Records with drawing code

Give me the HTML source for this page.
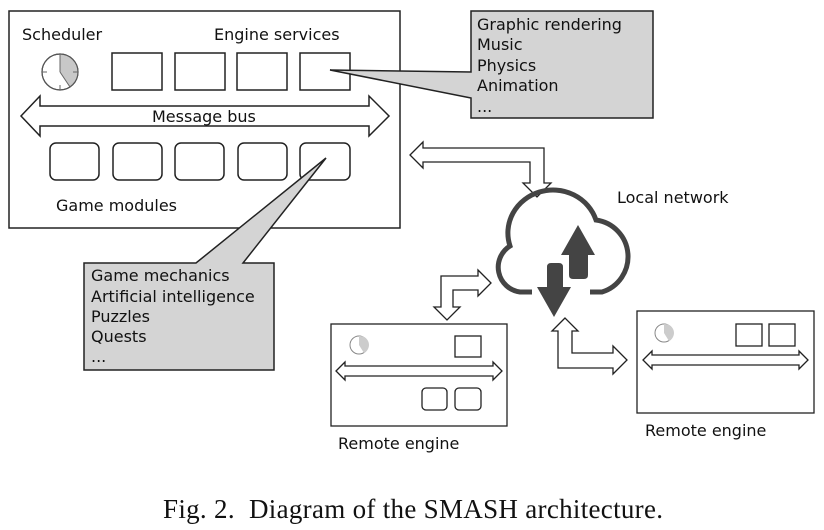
<!DOCTYPE html>
<html><head><meta charset="utf-8"><style>
html,body{margin:0;padding:0;background:#fff;}
svg{display:block;}
text{font-family:"DejaVu Sans","Liberation Sans",sans-serif;font-size:16px;fill:#111;}
.cap{font-family:"Liberation Serif",serif;font-size:27px;white-space:pre;letter-spacing:0.3px;}
</style></head><body>
<svg width="824" height="530" viewBox="0 0 824 530" xmlns="http://www.w3.org/2000/svg">
<g fill="none" stroke="#222" stroke-width="1.5">
<rect x="9" y="11" width="391" height="217" fill="#fff"/>
<rect x="112" y="53" width="50" height="37"/>
<rect x="175" y="53" width="50" height="37"/>
<rect x="237" y="53" width="50" height="37"/>
<rect x="300" y="53" width="50" height="37"/>
<rect x="50" y="143" width="49" height="37" rx="6"/>
<rect x="113" y="143" width="49" height="37" rx="6"/>
<rect x="175" y="143" width="49" height="37" rx="6"/>
<rect x="238" y="143" width="49" height="37" rx="6"/>
<rect x="300" y="143" width="50" height="37" rx="6"/>
<path d="M21,116 L40,96 V106 H369 V96 L389,116 L369,136 V126 H40 V136 Z" fill="#fff"/>
</g>
<circle cx="60" cy="72" r="18" fill="#fff" stroke="#555" stroke-width="1.2"/>
<path d="M60,72 V54 A18,18 0 0 1 70,87 Z" fill="#c8c8c8"/>
<circle cx="60" cy="72" r="18" fill="none" stroke="#555" stroke-width="1.2"/>
<g stroke="#666" stroke-width="1"><line x1="60" y1="54" x2="60" y2="59"/><line x1="60" y1="85" x2="60" y2="90"/><line x1="42" y1="72" x2="47" y2="72"/><line x1="73" y1="72" x2="78" y2="72"/><line x1="60" y1="72" x2="60" y2="54"/><line x1="60" y1="72" x2="70" y2="87"/></g>
<text x="22" y="40">Scheduler</text>
<text x="214" y="40">Engine services</text>
<text x="152" y="122">Message bus</text>
<text x="56" y="211">Game modules</text>
<path d="M471,11 H653 V118 H471 V98 L330,70 L471,72 Z" fill="#d4d4d4" stroke="#222" stroke-width="1.5"/>
<text x="477" y="30">Graphic rendering</text>
<text x="477" y="50">Music</text>
<text x="477" y="71">Physics</text>
<text x="477" y="91">Animation</text>
<text x="477" y="112">...</text>
<path d="M84,263 H196 L326,158 L243,263 H274 V370 H84 Z" fill="#d4d4d4" stroke="#222" stroke-width="1.5"/>
<text x="91" y="281">Game mechanics</text>
<text x="91" y="302">Artificial intelligence</text>
<text x="91" y="322">Puzzles</text>
<text x="91" y="342">Quests</text>
<text x="91" y="362">...</text>
<g fill="#fff" stroke="#222" stroke-width="1.3">
<path d="M410,155 L423,142 V148 H544 V183 H551 L537,197 L523,183 H530 V162 H423 V168 Z"/>
<path d="M491,283 L478,270 V276 H441 V307 H434 L447,320 L460,307 H453 V290 H478 V296 Z"/>
<path d="M565,318 L552,331 H558 V368 H613 V374 L627,360 L613,346 V353 H572 V331 H578 Z"/>
</g>
<path d="M532,292 H520 A25,25 0 0 1 510,246 A43,41 0 0 1 596,220 A37,37 0 0 1 602,292 H590" fill="none" stroke="#444" stroke-width="5"/>
<path d="M578,225 L595,255 H588 V275 Q588,279 584,279 H573 Q569,279 569,275 V255 H561 Z" fill="#444"/>
<path d="M554,317 L537,287 H547 V267 Q547,263 551,263 H559 Q563,263 563,267 V287 H571 Z" fill="#444"/>
<text x="617" y="203">Local network</text>
<g fill="none" stroke="#222" stroke-width="1.3">
<rect x="331" y="324" width="176" height="102"/>
<rect x="455" y="336" width="26" height="21"/>
<rect x="422" y="388" width="25" height="22" rx="4"/>
<rect x="455" y="388" width="26" height="22" rx="4"/>
<path d="M336,371 L345,362 V366 H493 V362 L502,371 L493,380 V376 H345 V380 Z"/>
<rect x="637" y="311" width="177" height="102"/>
<rect x="736" y="324" width="26" height="22"/>
<rect x="769" y="324" width="26" height="22"/>
<path d="M643,360 L652,351 V355 H799 V351 L808,360 L799,369 V365 H652 V369 Z"/>
</g>
<circle cx="359" cy="345" r="9" fill="#fff" stroke="#888"/>
<path d="M359,345 V336 A9,9 0 0 1 364,353 Z" fill="#ccc"/>
<circle cx="664" cy="333" r="9" fill="#fff" stroke="#888"/>
<path d="M664,333 V324 A9,9 0 0 1 669,341 Z" fill="#ccc"/>
<text x="338" y="449">Remote engine</text>
<text x="645" y="436">Remote engine</text>
<text class="cap" x="163" y="518" xml:space="preserve">Fig. 2.  Diagram of the SMASH architecture.</text>
</svg>
</body></html>
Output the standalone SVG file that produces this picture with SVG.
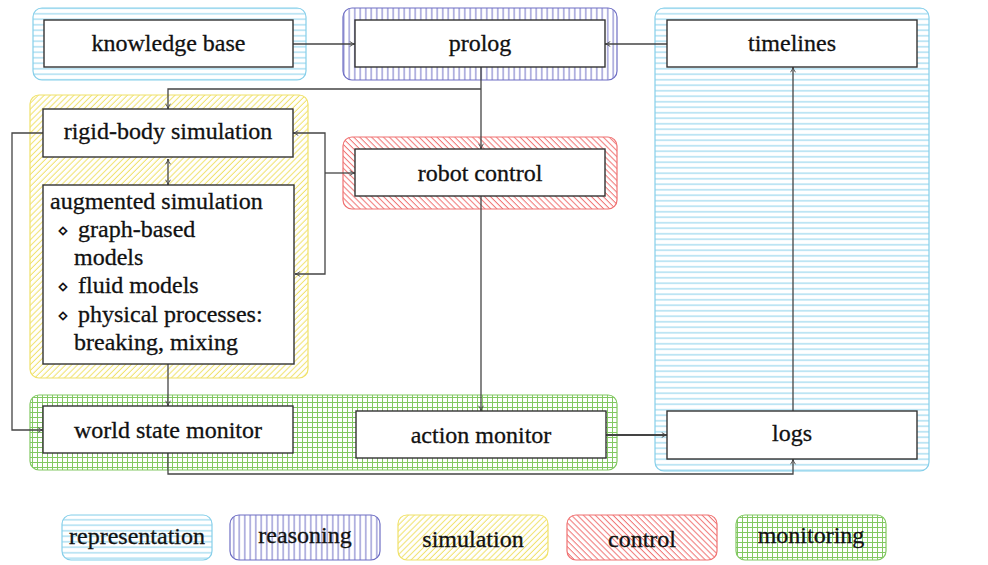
<svg xmlns="http://www.w3.org/2000/svg" width="988" height="565" viewBox="0 0 988 565">
<style>
.node{fill:#fff;stroke:#333;stroke-width:1.4}
.t{font-family:'Liberation Serif','Times New Roman',serif;font-size:24px;fill:#111;stroke:#111;stroke-width:0.3}
.c{text-anchor:middle}
.rep{fill:url(#pRep);stroke:#86cfea;stroke-width:1.2}
.rea{fill:url(#pRea);stroke:#6e6ec4;stroke-width:1.2}
.sim{fill:url(#pSim);stroke:#f0e26a;stroke-width:1.2}
.ctl{fill:url(#pCtl);stroke:#f07272;stroke-width:1.2}
.mon{fill:url(#pMon);stroke:#82c862;stroke-width:1.2}
.e{fill:none;stroke:#444;stroke-width:1.3}
.ea{marker-end:url(#arr)}
.dm{font-family:'DejaVu Sans',sans-serif;font-size:19px;stroke-width:0}
</style>
<defs>
<pattern id="pRep" width="5.5" height="5.5" patternUnits="userSpaceOnUse"><path d="M0 2.75H5.5" stroke="#86cfea" stroke-width="1"/></pattern>
<pattern id="pRea" width="5.5" height="5" patternUnits="userSpaceOnUse"><path d="M2.75 0V5" stroke="#6e6ec4" stroke-width="1"/></pattern>
<pattern id="pSim" width="4.2" height="10" patternUnits="userSpaceOnUse" patternTransform="rotate(45)"><path d="M2 0V10" stroke="#f0e26a" stroke-width="1"/></pattern>
<pattern id="pCtl" width="4.2" height="10" patternUnits="userSpaceOnUse" patternTransform="rotate(-45)"><path d="M2 0V10" stroke="#f07272" stroke-width="1"/></pattern>
<pattern id="pMon" width="5" height="5" patternUnits="userSpaceOnUse"><path d="M2.5 0V5M0 2.5H5" stroke="#82c862" stroke-width="1"/></pattern>
<marker id="arr" viewBox="0 0 10 10" refX="9.5" refY="5" markerWidth="7" markerHeight="7" markerUnits="userSpaceOnUse" orient="auto-start-reverse"><path d="M2 1.5Q6 4.5 9.5 5Q6 5.5 2 8.5" fill="none" stroke="#444" stroke-width="1.3"/></marker>
</defs>

<g id="regions">
<rect id="region-representation-kb" class="rep" x="33" y="8" width="273" height="72" rx="9"/>
<rect id="region-reasoning" class="rea" x="343" y="8" width="274" height="72" rx="9"/>
<rect id="region-representation-right" class="rep" x="655" y="8" width="274" height="463" rx="9"/>
<rect id="region-simulation" class="sim" x="30" y="95" width="278" height="283" rx="9"/>
<rect id="region-control" class="ctl" x="343" y="137" width="274" height="72" rx="9"/>
<rect id="region-monitoring" class="mon" x="30" y="395" width="587" height="75" rx="9"/>
</g>

<g id="connectors">
<path class="e ea" d="M293 44H355"/>
<path class="e ea" d="M667 44H605"/>
<path class="e ea" d="M481 67V149"/>
<path class="e ea" d="M481 89H168V109"/>
<path class="e ea" d="M168 159V185" marker-start="url(#arr)"/>
<path class="e ea" d="M43 133H12V430H43"/>
<path class="e ea" d="M325 173H355"/>
<path class="e ea" d="M325 173V133H293"/>
<path class="e ea" d="M325 173V274H295"/>
<path class="e ea" d="M168 364V406"/>
<path class="e ea" d="M481 196V411"/>
<path class="e ea" d="M168 453V474H793V459"/>
<path class="e ea" d="M606 435H667" style="stroke-width:1.9"/>
<path class="e ea" d="M793 411V67"/>
</g>

<g id="knowledge-base"><rect class="node" x="44" y="20" width="249" height="47"/><text class="t c" x="168.5" y="51">knowledge base</text></g>
<g id="prolog"><rect class="node" x="355" y="20" width="250" height="47"/><text class="t c" x="480" y="51">prolog</text></g>
<g id="timelines"><rect class="node" x="667" y="20" width="250" height="47"/><text class="t c" x="792" y="51">timelines</text></g>
<g id="rigid-body-simulation"><rect class="node" x="43" y="109" width="250" height="48"/><text class="t c" x="168" y="139">rigid-body simulation</text></g>
<g id="augmented-simulation"><rect class="node" x="43" y="185" width="251" height="179"/>
<text class="t" x="50" y="209">augmented simulation</text>
<text class="t" y="237"><tspan class="dm" x="57">⋄</tspan><tspan x="78">graph-based</tspan></text>
<text class="t" x="74" y="265">models</text>
<text class="t" y="293"><tspan class="dm" x="57">⋄</tspan><tspan x="78">fluid models</tspan></text>
<text class="t" y="322"><tspan class="dm" x="57">⋄</tspan><tspan x="78">physical processes:</tspan></text>
<text class="t" x="74" y="350">breaking, mixing</text>
</g>
<g id="robot-control"><rect class="node" x="355" y="149" width="250" height="47"/><text class="t c" x="480" y="181">robot control</text></g>
<g id="world-state-monitor"><rect class="node" x="43" y="406" width="250" height="47"/><text class="t c" x="168" y="438">world state monitor</text></g>
<g id="action-monitor"><rect class="node" x="356" y="411" width="250" height="47"/><text class="t c" x="481" y="443">action monitor</text></g>
<g id="logs"><rect class="node" x="667" y="411" width="250" height="48"/><text class="t c" x="792" y="441">logs</text></g>

<g id="legend">
<g id="legend-representation"><rect class="rep" x="62" y="515" width="150" height="45" rx="9"/><text class="t c" x="137" y="544">representation</text></g>
<g id="legend-reasoning"><rect class="rea" x="230" y="515" width="150" height="45" rx="9"/><text class="t c" x="305" y="543">reasoning</text></g>
<g id="legend-simulation"><rect class="sim" x="398" y="515" width="150" height="45" rx="9"/><text class="t c" x="473" y="547">simulation</text></g>
<g id="legend-control"><rect class="ctl" x="567" y="515" width="150" height="45" rx="9"/><text class="t c" x="642" y="547">control</text></g>
<g id="legend-monitoring"><rect class="mon" x="736" y="515" width="150" height="45" rx="9"/><text class="t c" x="811" y="543">monitoring</text></g>
</g>
</svg>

> **EXERCISE BRIEF**:
Show the lines of the records that include the string "this".

> **TASK RESULT**:
Give me the HTML source for this page.
Output the standalone SVG file that produces this picture with SVG.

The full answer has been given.